The elements were all there, and parts of it were excellent.There are some twists that were particularly surprising in a young book like this, which are often extremely predictable, though still enjoyable. The main character, Homer, and his relationship with his sister were both nicely done; in the beginning, I wished Homer would stand up for himself a bit more, be a little less passive, and over the course of the book, he becomes able to do that, and that was nice to see — he would have made a good hero for a kid like me, like Homer, who reads a lot, doesn’t have many friends, and has dreams quite apart from what his family expects of him. I liked Homer’s whole family, in fact.

The other characters, though (Apart from Lorelei — Lorelei was fantastic), were a lot less real, and therefore a lot less interesting to me.

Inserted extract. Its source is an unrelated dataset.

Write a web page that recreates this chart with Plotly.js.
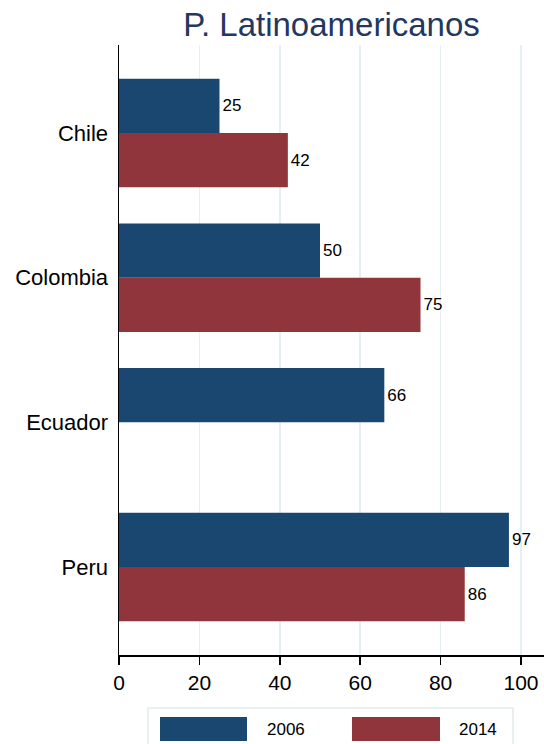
<!DOCTYPE html>
<html>
<head>
<meta charset="utf-8">
<script src="https://cdn.plot.ly/plotly-3.0.1.min.js"></script>
<style>html,body{margin:0;padding:0;background:#fff;}#chart{width:544px;height:744px;}</style>
</head>
<body>
<div id="chart"></div>
<script>
const categories = ["Chile", "Colombia", "Ecuador", "Peru"];
const values2006 = [25, 50, 66, 97];
const values2014 = [42, 75, null, 86];
const seriesNames = ["2006", "2014"];
const xTicks = [0, 20, 40, 60, 80, 100];

const colors = ["#1a476f", "#90353b"];
const font = "Liberation Sans, Arial, sans-serif";

function barTrace(vals, name, color) {
  return {
    type: "bar", orientation: "h",
    y: categories, x: vals, name: name,
    marker: {color: color, line: {width: 0}},
    text: vals.map(v => v == null ? "" : String(v)),
    textposition: "outside",
    cliponaxis: false,
    textfont: {family: font, size: 17, color: "#000"},
    hoverinfo: "x+y"
  };
}

const data = [
  barTrace(values2006, seriesNames[0], colors[0]),
  barTrace(values2014, seriesNames[1], colors[1])
];

const W = 544, H = 744, L = 119, R = 0, T = 45, B = 89;
const pw = W - L - R, ph = H - T - B;
const px = X => (X - L) / pw;
const py = Y => (H - B - Y) / ph;

const shapes = [
  {type: "rect", xref: "paper", yref: "paper", x0: px(148), x1: px(513), y0: py(708), y1: py(760),
   line: {color: "#e4ecee", width: 1.5}, fillcolor: "rgba(0,0,0,0)", layer: "above"},
  {type: "rect", xref: "paper", yref: "paper", x0: px(160), x1: px(247), y0: py(717), y1: py(741),
   line: {width: 0}, fillcolor: colors[0]},
  {type: "rect", xref: "paper", yref: "paper", x0: px(352), x1: px(440), y0: py(717), y1: py(741),
   line: {width: 0}, fillcolor: colors[1]}
];
const annotations = [
  {xref: "paper", yref: "paper", x: px(265), y: py(729), xanchor: "left", yanchor: "middle",
   text: seriesNames[0], showarrow: false, font: {family: font, size: 17, color: "#000"}},
  {xref: "paper", yref: "paper", x: px(457), y: py(729), xanchor: "left", yanchor: "middle",
   text: seriesNames[1], showarrow: false, font: {family: font, size: 17, color: "#000"}}
];

const layout = {
  width: W, height: H,
  margin: {l: L, r: R, t: T, b: B, pad: 0},
  paper_bgcolor: "#fff", plot_bgcolor: "#fff",
  barmode: "group", bargap: 0.25, bargroupgap: 0,
  showlegend: false,
  title: {text: "P. Latinoamericanos", x: 0.5, xref: "paper", xanchor: "center",
          y: 1 - 24 / H, yref: "container", yanchor: "middle",
          font: {family: font, size: 33, color: "#23375f"}},
  xaxis: {
    range: [0, pw / 4.02], tickvals: xTicks, ticktext: xTicks.map(String),
    showgrid: true, gridcolor: "#e6eff1", gridwidth: 1.5,
    zeroline: false, showline: true, linecolor: "#000", linewidth: 1.5,
    ticks: "outside", ticklen: 8, tickwidth: 1.5, tickcolor: "#000",
    tickfont: {family: font, size: 21, color: "#000"}, fixedrange: true
  },
  yaxis: {
    type: "category", categoryorder: "array", categoryarray: categories,
    range: [3.608, -0.608], showgrid: false, zeroline: false,
    showline: true, linecolor: "#000", linewidth: 1.5,
    ticks: "", ticklabelstandoff: 5,
    tickfont: {family: font, size: 22, color: "#000"}, fixedrange: true
  },
  shapes: shapes, annotations: annotations,
  font: {family: font}
};

Plotly.newPlot("chart", data, layout, {displayModeBar: false, staticPlot: true});
</script>
</body>
</html>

They seemed too much like they were lifted straight out of A Series of Unfortunate Events, including the freakish grotesqueness of them and the strident imperiousness of the principal villain. Maybe this suits a young book, but I would think that if some characters could be complex and interesting — the secret of Homer’s father, for instance, revealed a whole other side to him, and in one moment, changed my perception of him entirely; that is good writing, and a good character — then they all could. They weren’t. It was too bad.

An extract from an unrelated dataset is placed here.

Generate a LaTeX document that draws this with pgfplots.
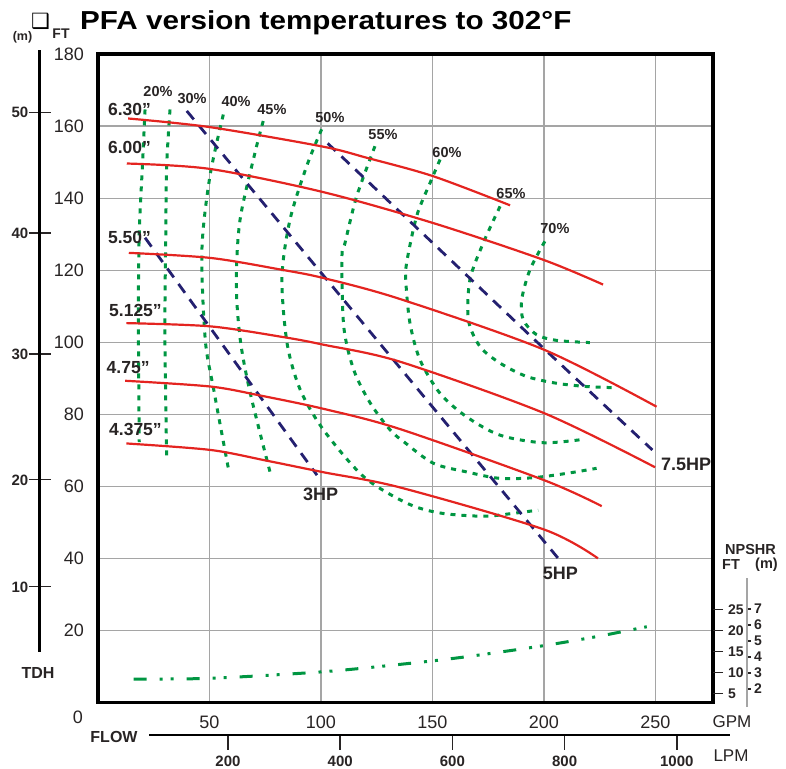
\documentclass[border=0pt]{standalone}
\usepackage{fontspec}
\setmainfont{Liberation Sans}
\newfontfamily\symfont{DejaVu Sans}
\usepackage{graphicx}
\usepackage{pgfplots}
\pgfplotsset{compat=1.18}

\definecolor{curvered}{RGB}{228,36,32}
\definecolor{hpblue}{RGB}{36,32,112}
\definecolor{effgreen}{RGB}{0,150,66}
\definecolor{gridgray}{RGB}{165,165,165}
\definecolor{labelgray}{RGB}{40,36,36}

\newcommand{\fs}[1]{\fontsize{#1}{#1}\selectfont}

\tikzset{
  imp/.style={curvered, line width=2.2pt, smooth},
  hp/.style={hpblue, line width=2.8pt, dash pattern=on 11pt off 8pt},
  eff/.style={effgreen, line width=3pt, dash pattern=on 5pt off 6pt, smooth},
  lab/.style={font=\bfseries\fs{17.5}, text=labelgray, inner sep=0pt},
  pct/.style={font=\bfseries\fs{14.5}, text=labelgray, inner sep=0pt},
}

\begin{document}
\begin{tikzpicture}[x=1pt,y=1pt]
\useasboundingbox (0,0) rectangle (786,768);

% main TDH / flow axis
\begin{axis}[
  at={(98pt,65.5pt)}, anchor=south west,
  scale only axis, width=615pt, height=648.5pt,
  xmin=0, xmax=275.8, ymin=0, ymax=180,
  xtick={50,100,...,250}, ytick={20,40,...,180},
  grid=major,
  major grid style={gridgray, line width=1.1pt},
  major tick length=0pt,
  axis line style={line width=3.5pt, black},
  /pgf/number format/assume math mode=true,
  tick label style={font=\fs{18}, text=labelgray, inner sep=0pt},
  yticklabel style={anchor=east, xshift=-14pt},
  xticklabel style={anchor=north, yshift=-13pt},
  clip=false,
]
% efficiency contours
\addplot[eff] coordinates {(21.1,164.6) (20.0,149.9) (18.5,130.4) (18.1,107.1) (18.5,72.3)};
\addplot[eff] coordinates {(32.3,164.6) (30.8,149.1) (30.4,130.4) (30.0,102.6) (30.8,67.8)};
\addplot[eff] coordinates {(56.2,163.2) (50.2,146.1) (46.6,125.7) (48.1,100.7) (51.9,86.8) (58.6,64.5)};
\addplot[eff] coordinates {(74.1,161.4) (70.4,152.6) (63.7,134.0) (62.0,116.4) (63.8,100.7) (68.3,85.8) (77.3,63.6)};
\addplot[eff] coordinates {(100.3,159.1) (93.6,148.9) (86.1,134.0) (82.5,118.0) (84.8,99.7) (90.7,86.8) (101.2,75.6) (119.1,62.7) (138.6,55.3) (153.4,52.6) (172.8,51.7) (186.2,52.5) (197.4,53.4)};
\addplot[eff] coordinates {(124.2,154.4) (116.0,140.5) (110.8,127.6) (109.4,123.8) (110.2,104.4) (114.7,92.3) (122.1,83.1) (131.1,75.6) (137.7,72.1) (150.4,66.4) (165.3,64.0) (180.3,62.2) (195.2,62.4) (210.2,63.6) (223.6,65.0)};
\addplot[eff] coordinates {(153.4,150.7) (148.9,144.2) (142.9,135.0) (138.4,122.0) (138.1,116.4) (139.9,105.3) (144.4,95.1) (153.4,85.8) (165.3,79.3) (180.3,74.2) (199.7,72.1) (218.4,73.1)};
\addplot[eff] coordinates {(180.3,137.7) (172.8,127.6) (166.8,117.4) (166.1,106.2) (171.3,98.8) (180.3,94.2) (192.2,90.5) (205.7,88.6) (219.1,87.7) (230.4,87.4)};
\addplot[eff] coordinates {(200.4,128.0) (193.7,120.1) (190.0,111.8) (190.7,106.2) (196.7,102.1) (205.7,100.5) (220.6,99.9)};

% horsepower lines
\addplot[hp] coordinates {(21.1,129.0) (98.2,63.1)};
\addplot[hp] coordinates {(39.8,164.2) (206.4,40.0)};
\addplot[hp, smooth] coordinates {(103.0,155.2) (154.1,125.2) (199.7,98.4) (248.6,70.1)};

% impeller curves
\addplot[imp] coordinates {(13.5,162.1) (50.2,159.7) (100.8,154.3) (120.5,151.2) (150.2,146.1) (184.8,138.0)};
\addplot[imp] coordinates {(12.9,149.6) (50.2,148.1) (100.8,141.7) (150.2,133.1) (199.6,122.9) (226.5,116.0)};
\addplot[imp] coordinates {(13.8,124.8) (50.4,123.4) (82.5,120.1) (101.2,117.8) (135.4,112.0) (200.1,97.9) (250.5,82.1)};
\addplot[imp] coordinates {(12.7,105.3) (50.4,104.4) (83.3,101.4) (101.2,99.3) (135.4,94.6) (200.1,80.3) (249.8,65.3)};
\addplot[imp] coordinates {(12.2,89.3) (50.4,87.7) (72.8,85.2) (101.2,81.5) (135.4,75.9) (200.1,61.7) (225.9,54.5)};
\addplot[imp] coordinates {(12.7,71.9) (50.4,70.1) (75.8,67.1) (101.2,63.9) (135.4,59.7) (200.1,48.0) (224.2,40.0)};

% labels
\node[lab] at (axis cs:14.1,164.6) {6.30\symbol{34}};
\node[lab] at (axis cs:14.1,154.0) {6.00\symbol{34}};
\node[lab] at (axis cs:14.1,129.1) {5.50\symbol{34}};
\node[lab] at (axis cs:16.8,108.9) {5.125\symbol{34}};
\node[lab] at (axis cs:13.5,93.0) {4.75\symbol{34}};
\node[lab] at (axis cs:16.8,75.8) {4.375\symbol{34}};

\node[pct] at (axis cs:26.9,169.6) {20\%};
\node[pct] at (axis cs:42.2,167.6) {30\%};
\node[pct] at (axis cs:61.9,166.7) {40\%};
\node[pct] at (axis cs:78.0,164.7) {45\%};
\node[pct] at (axis cs:104.0,162.5) {50\%};
\node[pct] at (axis cs:127.8,157.7) {55\%};
\node[pct] at (axis cs:156.5,152.7) {60\%};
\node[pct] at (axis cs:185.2,141.4) {65\%};
\node[pct] at (axis cs:204.9,131.7) {70\%};

\node[lab, font=\bfseries\fs{18}] at (axis cs:99.8,57.7) {3HP};
\node[lab, font=\bfseries\fs{18}] at (axis cs:207.4,35.7) {5HP};
\node[lab, font=\bfseries\fs{18}] at (axis cs:263.7,66.1) {7.5HP};
\end{axis}

% NPSHR (ft) scale, same frame
\begin{axis}[
  at={(98pt,65.5pt)}, anchor=south west,
  scale only axis, width=615pt, height=648.5pt,
  xmin=0, xmax=275.8, ymin=2.857, ymax=157.26,
  axis x line=none, axis y line*=right,
  y axis line style={draw=none},
  ytick={5,10,15,20,25},
  tick align=outside, major tick length=10pt,
  ytick style={labelgray, line width=1.3pt},
  /pgf/number format/assume math mode=true,
  yticklabel style={font=\bfseries\fs{14}, text=labelgray, anchor=west, inner sep=0pt, xshift=5pt},
  clip=false,
]
\addplot[effgreen, line width=3pt, dash pattern=on 13pt off 13pt on 3pt off 8pt on 3pt off 13pt, smooth]
  coordinates {(16.0,8.45) (50.4,8.62) (101.2,10.19) (140.0,12.19) (165.3,13.76) (199.7,16.38) (225.1,18.69) (246.1,20.90)};
\end{axis}

% NPSHR (m) scale
\begin{axis}[
  at={(746pt,61pt)}, anchor=south west,
  scale only axis, width=1pt, height=129pt,
  xmin=0, xmax=1, ymin=0.875, ymax=8.9375,
  axis x line=none, axis y line*=right,
  y axis line style={gridgray, line width=1.5pt, -},
  ytick={2,...,7}, tick align=outside, major tick length=4pt,
  ytick style={labelgray, line width=1.2pt},
  /pgf/number format/assume math mode=true,
  yticklabel style={font=\bfseries\fs{14}, text=labelgray, anchor=west, inner sep=0pt, xshift=3pt},
]
\end{axis}

% TDH (m) scale
\begin{axis}[
  at={(40pt,116pt)}, anchor=south west,
  scale only axis, width=1pt, height=602pt,
  xmin=0, xmax=1, ymin=14.02, ymax=181.1,
  axis x line=none, axis y line*=left,
  y axis line style={black, line width=3pt, -},
  ytick={32.1,61.8,96.7,130.3,163.8}, yticklabels={10,20,30,40,50},
  tick align=center, major tick length=23pt,
  ytick style={labelgray, line width=1.2pt},
  yticklabel style={font=\bfseries\fs{15}, text=labelgray, anchor=east, inner sep=0pt},
]
\end{axis}

% LPM scale
\begin{axis}[
  at={(149pt,33pt)}, anchor=south west,
  scale only axis, width=581pt, height=1pt,
  xmin=59.18, xmax=1094.8, ymin=0, ymax=1,
  axis y line=none, axis x line*=bottom,
  x axis line style={black, line width=2pt, -},
  xtick={200,400,...,1000},
  tick align=outside, major tick length=15pt,
  xtick style={labelgray, line width=1.5pt},
  /pgf/number format/assume math mode=true,
  /pgf/number format/1000 sep={},
  xticklabel style={font=\bfseries\fs{15}, text=labelgray, anchor=north, inner sep=0pt, yshift=-5.5pt},
]
\end{axis}

% titles and axis names
\node[anchor=base west, inner sep=0pt] at (80,738) {\scalebox{1.14}[1]{\bfseries\fs{26}PFA version temperatures to 302°F}};
\node[inner sep=0pt] at (40.5,746.5) {\symfont\fs{21}❑};
\node[inner sep=0pt, text=labelgray] at (22.5,731) {\bfseries\fs{12.5}(m)};
\node[inner sep=0pt, text=labelgray] at (61,734) {\bfseries\fs{14}FT};
\node[inner sep=0pt, text=labelgray] at (38,95) {\bfseries\fs{16}TDH};
\node[inner sep=0pt, text=labelgray] at (78,51) {\fs{18}0};
\node[inner sep=0pt, text=labelgray] at (732,46) {\fs{17}GPM};
\node[inner sep=0pt, text=labelgray] at (114,31) {\bfseries\fs{16}FLOW};
\node[inner sep=0pt, text=labelgray] at (731,12) {\fs{17}LPM};
\node[inner sep=0pt, text=labelgray] at (750.5,218) {\bfseries\fs{14.5}NPSHR};
\node[inner sep=0pt, text=labelgray] at (731,203) {\bfseries\fs{14.5}FT};
\node[inner sep=0pt, text=labelgray] at (766.5,203) {\bfseries\fs{14.5}(m)};
\end{tikzpicture}
\end{document}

My biggest complaint about this book, though? It didn’t smell enough like dog. Dog is a lovely fella — though really, that’s a terrible name, even if it does come from children — with a nice uniqueness about him. But there isn’t enough of him: he and Homer bond, and there’s no real reason for it. Maybe that’s the way it works with kids and dogs, they grow to love each other for no reason at all, but I want there to be some affection, some connection, before they are willing to fight and die for each other. There wasn’t. Dog did not have nearly enough of a personality for such a vital character to the story, and one so important to drawing me into the book. He’s just there for Homer to love and protect, and to serve as a plot device at a particular moment.

Overall, good stuff and bad. I liked Lemony Snickett better.